On the other hand, the authors state that while the “remaining criteria are important and could even pose insuperable obstacles to Option D and to some of the other options, the issues they raise are largely technical rather than fundamental, so it may be possible to solve them.”

Khan and Langer make a strong case for Phase II standards being applied to the vehicle as a whole. Therefore, they contend that by following such an approach, “the certified fuel consumption and emissions of the [full] vehicle would reflect the specifications and/or performance of the engine and transmission sold with the vehicle.”

The upshot, then, would be that “certified fuel efficiency [for the Phase II standards] would generally be a reasonable approximation to actual vehicle performance over the test cycle and with the test load.”

There appears to be a dearth of research out so far on just what shape will be taken by the “advanced technologies that may not currently be in production” that EPA and NHTSA are to assess for Phase II.

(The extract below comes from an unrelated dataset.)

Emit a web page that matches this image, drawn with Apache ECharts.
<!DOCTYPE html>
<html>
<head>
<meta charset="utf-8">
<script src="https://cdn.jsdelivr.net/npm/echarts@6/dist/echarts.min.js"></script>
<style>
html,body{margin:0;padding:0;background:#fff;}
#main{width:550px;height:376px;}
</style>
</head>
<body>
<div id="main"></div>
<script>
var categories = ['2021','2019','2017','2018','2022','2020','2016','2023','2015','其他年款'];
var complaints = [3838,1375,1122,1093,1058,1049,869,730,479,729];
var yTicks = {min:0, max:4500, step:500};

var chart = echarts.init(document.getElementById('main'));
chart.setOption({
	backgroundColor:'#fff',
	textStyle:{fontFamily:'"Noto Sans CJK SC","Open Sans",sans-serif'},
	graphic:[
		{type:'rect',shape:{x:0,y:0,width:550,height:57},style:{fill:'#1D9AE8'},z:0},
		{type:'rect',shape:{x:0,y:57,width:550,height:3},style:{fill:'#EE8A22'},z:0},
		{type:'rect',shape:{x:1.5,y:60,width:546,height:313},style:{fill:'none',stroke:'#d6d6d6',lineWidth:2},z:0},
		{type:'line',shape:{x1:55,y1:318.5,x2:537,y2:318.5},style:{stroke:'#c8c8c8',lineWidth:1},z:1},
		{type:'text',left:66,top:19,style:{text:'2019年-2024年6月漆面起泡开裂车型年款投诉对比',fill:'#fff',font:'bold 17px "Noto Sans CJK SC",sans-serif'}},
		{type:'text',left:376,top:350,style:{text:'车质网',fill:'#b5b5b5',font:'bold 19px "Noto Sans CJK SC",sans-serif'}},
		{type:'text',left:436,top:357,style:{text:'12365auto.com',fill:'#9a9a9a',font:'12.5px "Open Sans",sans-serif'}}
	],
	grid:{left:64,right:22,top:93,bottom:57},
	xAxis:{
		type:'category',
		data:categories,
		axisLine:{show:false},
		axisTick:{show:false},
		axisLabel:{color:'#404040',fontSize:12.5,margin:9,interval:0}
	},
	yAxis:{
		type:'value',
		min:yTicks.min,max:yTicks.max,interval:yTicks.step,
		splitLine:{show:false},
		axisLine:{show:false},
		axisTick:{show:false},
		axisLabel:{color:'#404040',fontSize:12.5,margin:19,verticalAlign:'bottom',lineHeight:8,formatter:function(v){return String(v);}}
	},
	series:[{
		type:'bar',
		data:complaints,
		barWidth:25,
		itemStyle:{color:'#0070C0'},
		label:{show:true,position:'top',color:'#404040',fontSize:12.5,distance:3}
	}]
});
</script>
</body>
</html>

Yet a global environmental think tank early this year released a research paper on the inclusion of semi-trailers in the Phase II GHG/MPG rules.

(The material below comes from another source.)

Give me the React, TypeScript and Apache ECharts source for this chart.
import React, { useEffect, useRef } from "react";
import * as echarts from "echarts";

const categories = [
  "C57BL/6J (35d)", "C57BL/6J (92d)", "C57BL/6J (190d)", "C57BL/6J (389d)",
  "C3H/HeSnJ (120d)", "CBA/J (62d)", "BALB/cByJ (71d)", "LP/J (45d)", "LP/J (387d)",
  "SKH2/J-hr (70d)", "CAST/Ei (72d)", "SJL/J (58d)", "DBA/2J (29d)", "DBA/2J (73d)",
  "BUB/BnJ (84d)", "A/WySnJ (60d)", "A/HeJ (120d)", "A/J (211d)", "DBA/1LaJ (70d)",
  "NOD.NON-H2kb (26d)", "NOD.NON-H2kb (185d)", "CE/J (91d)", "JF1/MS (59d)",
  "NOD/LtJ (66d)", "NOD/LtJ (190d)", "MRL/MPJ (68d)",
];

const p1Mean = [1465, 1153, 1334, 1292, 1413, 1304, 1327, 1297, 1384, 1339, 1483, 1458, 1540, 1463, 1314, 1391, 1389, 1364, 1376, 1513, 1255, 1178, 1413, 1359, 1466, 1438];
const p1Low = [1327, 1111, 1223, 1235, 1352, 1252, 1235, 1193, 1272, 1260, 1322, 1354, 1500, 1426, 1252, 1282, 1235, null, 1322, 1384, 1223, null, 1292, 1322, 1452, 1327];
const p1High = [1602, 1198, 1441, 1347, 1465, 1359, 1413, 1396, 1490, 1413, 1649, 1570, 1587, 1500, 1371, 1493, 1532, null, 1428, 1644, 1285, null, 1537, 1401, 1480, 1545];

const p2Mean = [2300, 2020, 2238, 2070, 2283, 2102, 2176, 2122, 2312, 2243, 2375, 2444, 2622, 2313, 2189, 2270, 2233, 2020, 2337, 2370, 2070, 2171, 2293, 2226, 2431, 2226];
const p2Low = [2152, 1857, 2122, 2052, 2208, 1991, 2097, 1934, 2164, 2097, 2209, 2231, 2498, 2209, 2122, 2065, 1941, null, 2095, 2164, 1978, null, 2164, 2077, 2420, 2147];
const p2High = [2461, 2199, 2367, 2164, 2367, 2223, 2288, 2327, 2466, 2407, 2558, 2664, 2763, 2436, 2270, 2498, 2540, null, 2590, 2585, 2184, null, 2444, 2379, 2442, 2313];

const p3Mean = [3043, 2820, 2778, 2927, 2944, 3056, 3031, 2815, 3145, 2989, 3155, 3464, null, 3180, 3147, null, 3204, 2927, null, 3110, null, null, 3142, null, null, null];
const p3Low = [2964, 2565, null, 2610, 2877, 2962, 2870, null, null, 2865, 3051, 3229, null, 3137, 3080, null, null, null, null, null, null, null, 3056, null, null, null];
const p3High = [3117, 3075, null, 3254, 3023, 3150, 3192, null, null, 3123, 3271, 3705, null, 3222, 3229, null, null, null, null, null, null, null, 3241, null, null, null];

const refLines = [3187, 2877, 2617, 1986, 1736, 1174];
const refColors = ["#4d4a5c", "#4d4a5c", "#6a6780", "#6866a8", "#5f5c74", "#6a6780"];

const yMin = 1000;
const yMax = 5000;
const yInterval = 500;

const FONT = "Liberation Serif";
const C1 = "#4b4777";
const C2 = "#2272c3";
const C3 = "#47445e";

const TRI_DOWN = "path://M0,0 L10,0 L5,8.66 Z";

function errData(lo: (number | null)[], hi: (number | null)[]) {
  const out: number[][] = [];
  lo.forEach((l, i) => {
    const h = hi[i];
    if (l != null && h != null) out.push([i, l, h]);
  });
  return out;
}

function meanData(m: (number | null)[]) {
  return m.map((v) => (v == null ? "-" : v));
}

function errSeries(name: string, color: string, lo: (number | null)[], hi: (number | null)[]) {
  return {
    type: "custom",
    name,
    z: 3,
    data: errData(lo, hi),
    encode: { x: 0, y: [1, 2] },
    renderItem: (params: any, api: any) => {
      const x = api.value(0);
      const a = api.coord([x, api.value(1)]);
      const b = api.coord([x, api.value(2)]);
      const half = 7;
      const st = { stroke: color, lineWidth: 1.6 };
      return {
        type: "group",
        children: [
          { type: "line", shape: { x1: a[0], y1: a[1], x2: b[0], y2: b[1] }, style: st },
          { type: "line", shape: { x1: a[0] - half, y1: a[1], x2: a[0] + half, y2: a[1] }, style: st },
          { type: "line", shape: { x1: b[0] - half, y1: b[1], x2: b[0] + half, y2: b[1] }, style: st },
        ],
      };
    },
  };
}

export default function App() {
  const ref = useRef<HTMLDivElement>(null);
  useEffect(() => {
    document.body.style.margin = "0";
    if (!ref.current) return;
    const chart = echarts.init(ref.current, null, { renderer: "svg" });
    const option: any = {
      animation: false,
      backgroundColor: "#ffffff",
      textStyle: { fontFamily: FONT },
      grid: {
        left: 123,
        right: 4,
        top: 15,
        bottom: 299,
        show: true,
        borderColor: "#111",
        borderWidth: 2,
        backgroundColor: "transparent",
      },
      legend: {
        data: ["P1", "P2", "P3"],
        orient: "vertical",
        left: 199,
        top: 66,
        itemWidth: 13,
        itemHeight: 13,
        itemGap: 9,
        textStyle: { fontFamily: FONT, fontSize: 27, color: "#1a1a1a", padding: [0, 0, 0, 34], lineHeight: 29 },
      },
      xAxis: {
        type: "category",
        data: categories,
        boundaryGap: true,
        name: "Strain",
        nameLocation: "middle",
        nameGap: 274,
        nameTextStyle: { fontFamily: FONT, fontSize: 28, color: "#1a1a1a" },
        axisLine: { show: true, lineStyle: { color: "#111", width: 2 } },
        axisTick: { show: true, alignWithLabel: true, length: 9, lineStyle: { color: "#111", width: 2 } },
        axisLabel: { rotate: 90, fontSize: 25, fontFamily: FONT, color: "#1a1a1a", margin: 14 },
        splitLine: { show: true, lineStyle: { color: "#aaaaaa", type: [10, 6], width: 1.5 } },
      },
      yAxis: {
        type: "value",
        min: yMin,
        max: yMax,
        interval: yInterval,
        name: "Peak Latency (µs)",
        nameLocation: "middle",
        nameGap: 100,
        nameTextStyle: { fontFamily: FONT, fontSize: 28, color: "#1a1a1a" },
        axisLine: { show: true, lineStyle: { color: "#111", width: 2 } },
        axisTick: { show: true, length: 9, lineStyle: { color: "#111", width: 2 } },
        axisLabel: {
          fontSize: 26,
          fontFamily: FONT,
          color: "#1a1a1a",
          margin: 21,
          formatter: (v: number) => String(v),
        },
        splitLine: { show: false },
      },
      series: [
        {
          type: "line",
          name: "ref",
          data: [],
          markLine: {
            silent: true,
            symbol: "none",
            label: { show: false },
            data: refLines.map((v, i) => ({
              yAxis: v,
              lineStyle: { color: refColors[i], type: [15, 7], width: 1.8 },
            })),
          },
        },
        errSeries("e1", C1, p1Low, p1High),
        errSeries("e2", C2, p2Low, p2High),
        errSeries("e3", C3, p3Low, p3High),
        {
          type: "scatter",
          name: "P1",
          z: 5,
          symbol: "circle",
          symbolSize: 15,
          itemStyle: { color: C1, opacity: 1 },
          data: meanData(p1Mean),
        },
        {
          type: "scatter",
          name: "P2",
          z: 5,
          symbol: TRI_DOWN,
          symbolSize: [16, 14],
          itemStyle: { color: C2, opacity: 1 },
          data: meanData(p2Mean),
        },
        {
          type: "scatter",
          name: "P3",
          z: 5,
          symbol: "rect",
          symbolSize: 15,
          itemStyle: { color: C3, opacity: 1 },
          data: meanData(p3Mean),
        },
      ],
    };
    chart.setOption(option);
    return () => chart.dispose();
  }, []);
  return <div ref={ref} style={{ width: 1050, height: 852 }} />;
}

The paper, lengthily entitled “Recommendations for Regulatory Design, Testing, and Certification for Integrating Trailers into the Phase II U.S. Heavy-Duty Vehicle Fuel Efficiency and Greenhouse Gas Regulation,” sums up recent research on the topic by the nonprofit International Council on Clean Transportation (ICCT).

“The guiding principle in this analysis is that the classification framework, as well as the testing and certification procedures, for trailers should be as closely aligned to that of tractors as possible,” stated the paper’s author Ben Sharpe, senior researcher with ICCT’s heavy-duty vehicle program.

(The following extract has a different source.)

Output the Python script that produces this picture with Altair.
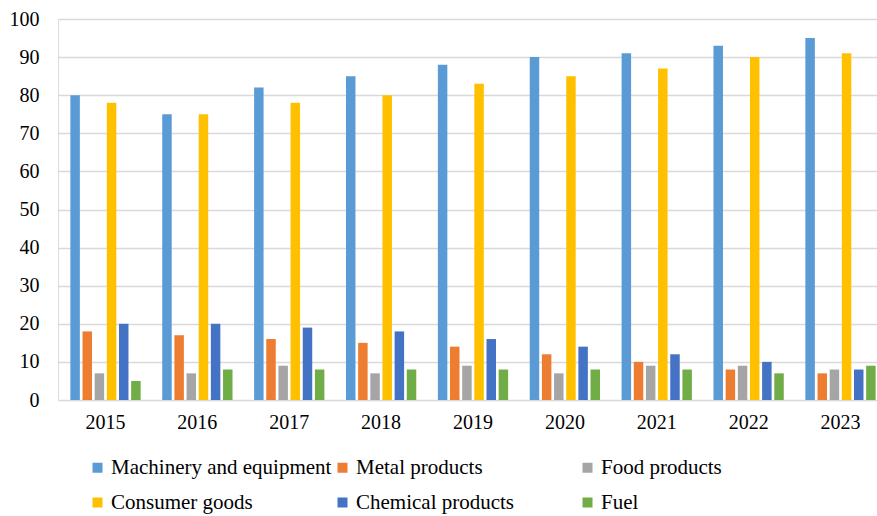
import altair as alt
import pandas as pd

years = ["2015", "2016", "2017", "2018", "2019", "2020", "2021", "2022", "2023"]
series = ["Machinery and equipment", "Metal products", "Food products",
          "Consumer goods", "Chemical products", "Fuel"]
machinery = [80, 75, 82, 85, 88, 90, 91, 93, 95]
metal = [18, 17, 16, 15, 14, 12, 10, 8, 7]
food = [7, 7, 9, 7, 9, 7, 9, 9, 8]
consumer = [78, 75, 78, 80, 83, 85, 87, 90, 91]
chemical = [20, 20, 19, 18, 16, 14, 12, 10, 8]
fuel = [5, 8, 8, 8, 8, 8, 8, 7, 9]
colors = ["#5B9BD5", "#ED7D31", "#A5A5A5", "#FFC000", "#4472C4", "#70AD47"]

values = [machinery, metal, food, consumer, chemical, fuel]
rows = []
for s, vals in zip(series, values):
    for y, v in zip(years, vals):
        rows.append({"Year": y, "Category": s, "Value": v})
df = pd.DataFrame(rows)

FONT = "Liberation Serif, Times New Roman, serif"

chart = alt.Chart(df).mark_bar().encode(
    x=alt.X("Year:N", sort=years, title=None,
            scale=alt.Scale(range=[0, 830], paddingInner=0.206, paddingOuter=0.12),
            axis=alt.Axis(labelAngle=0, ticks=False, domain=False, grid=False,
                          labelFont=FONT, labelFontSize=20, labelColor="#000000",
                          labelPadding=12)),
    xOffset=alt.XOffset("Category:N", sort=series,
                        scale=alt.Scale(paddingInner=0.22, paddingOuter=0.11)),
    y=alt.Y("Value:Q", title=None,
            scale=alt.Scale(domain=[0, 100], nice=False),
            axis=alt.Axis(values=list(range(0, 101, 10)), ticks=False, domain=False,
                          grid=True, gridColor="#D9D9D9", gridWidth=1.3,
                          labelFont=FONT, labelFontSize=20, labelColor="#000000",
                          labelPadding=19)),
    color=alt.Color("Category:N", sort=series,
                    scale=alt.Scale(domain=series, range=colors),
                    legend=alt.Legend(orient="none", legendX=29, legendY=438,
                                      direction="horizontal", columns=3,
                                      gridAlign="all", columnPadding=0, rowPadding=13,
                                      title=None, symbolType="square", symbolSize=100,
                                      symbolStrokeWidth=0, labelOffset=3,
                                      labelFont=FONT, labelFontSize=21,
                                      labelColor="#000000", labelLimit=400,
                                      padding=0)),
).properties(
    width=819,
    height=381,
    autosize=alt.AutoSizeParams(type="none"),
    padding={"left": 58, "top": 19, "right": 0, "bottom": 116},
).configure_view(stroke=None).configure(background="white")

chart.save("out.html", embed_options={"renderer": "svg", "actions": False})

The author noted that “early voluntary efforts” resulting from EPA’s SmartWay program and CARB’s tractor-trailer GHG rule “succeeded in driving trailer technology development, technology cost reductions, and increasing adoption of trailer technology.”

That being said, Sharpe contended the approach ICCT prescribes for trailer technologies in Phase II “offers a natural extension of the same policy principles [of Phase I], but with wider fleet fuel savings and carbon emission benefits” that will result once the new rules are implemented beyond 2018.

In his paper, Sharpe makes these specific points regarding how to tackle the regulation of trailer technologies within Phase II:

  • Integrate trailers into the Phase II U.S. heavy-duty vehicle regulatory program to greatly increase the fuel and GHG reductions of the program.
  • Approximate potential benefits from trailers are 7% to 10% per tractor-trailer, as compared with the 17% to 23% per tractor from the Phase 1 program that excludes trailers.
  • Make trailer manufacturers a “directly regulated entity”  within the heavy-vehicle regulatory program “for increased certainty that fuel-saving trailer technologies will be adopted and to provide regulatory clarity.”
  • Develop trailer-classification framework that facilitates improvements in aerodynamics, tire rolling resistance and “lightweighting” for van trailers as well as improvements in tire rolling resistance for all trailer types.
  • Align testing and certification procedures for tractors and trailers as much as possible.
  • For trailer aerodynamic testing, “pursue an A-to-B approach in which an identical tractor is used to test both a baseline and an ‘enhanced’ trailer” to certify the enhanced model’s “aerodynamic bin level.”
  •  Use a grams/ton-mile (and functionally equivalent gallons/ton-mile) certification metric for trailers that is identical to the metric used for tractors and vocational vehicles in Phase I.

According to Sharpe, ICCT’s trailer-related recommendations “point toward a Phase II heavy-duty regulatory program that more comprehensively promotes known cost-effective technologies for tractor-trailers.”